Side B is a collection of sensational tracks that explore a variety of Jamaican musical genres. "Oh Shepard" is moody '70s dancehall cut about seeking divine intervention to survive the predatory capitalism of Babyon ("Oh Shepard, please watch the sheep/The wolves are out for the kill/And they won't stop at anything/They've got to get their meal"). "Trafalgar" is a great, brisk, old-school, big band ska instrumental, while the sultry "Come To Me" and its lively, sax-spotlighting dub version, "Double E Dub," are pop-leaning reggae, like prime early '80s UB40. The militant, roots cut "Smash Dem Down" yearns for a better way of living with each other and the planet ("So break up the hatred/And fix all the mess/There's gotta be a way, much more than this/Find a way to smash them down!"). The terrific Detroit-based group The Tellways are showcased here with their excellent rocksteady track "Friendly" (from their 2019 debut EP Closer to the Fire, also produced by Eric Abbey/Abbey Productions--and he's their drummer), which is about trying to reel in a shy, uncertain romantic partner ("If we never talked before/I want to change that thing for sure/I may seem frightening/But I assure you that I'm charming").
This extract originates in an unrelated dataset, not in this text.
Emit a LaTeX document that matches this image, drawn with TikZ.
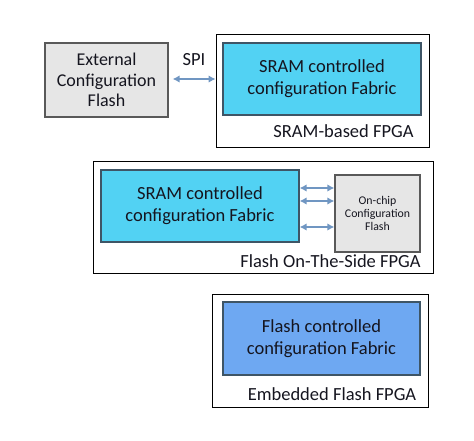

And then there's the hilariously over-the-top toker's hymn, "Smokin' Everyday" ("Dig this...I've been smoking everyday since 1969/Me and my son Chaos, we had a real good time/We smoked downtown, we smoked in the woods/We smoked in the ghetto and expensive neighborhoods...We were smoking everyday/Smoking every way"); this ends up being just shy of parody, except that pretty much everyone knows or has known someone as obsessed with weed as this!

Don't wait for the next holiday season to roll around to enjoy these sounds--pick up Detroit Riddim Crew and Friends' awesome album now!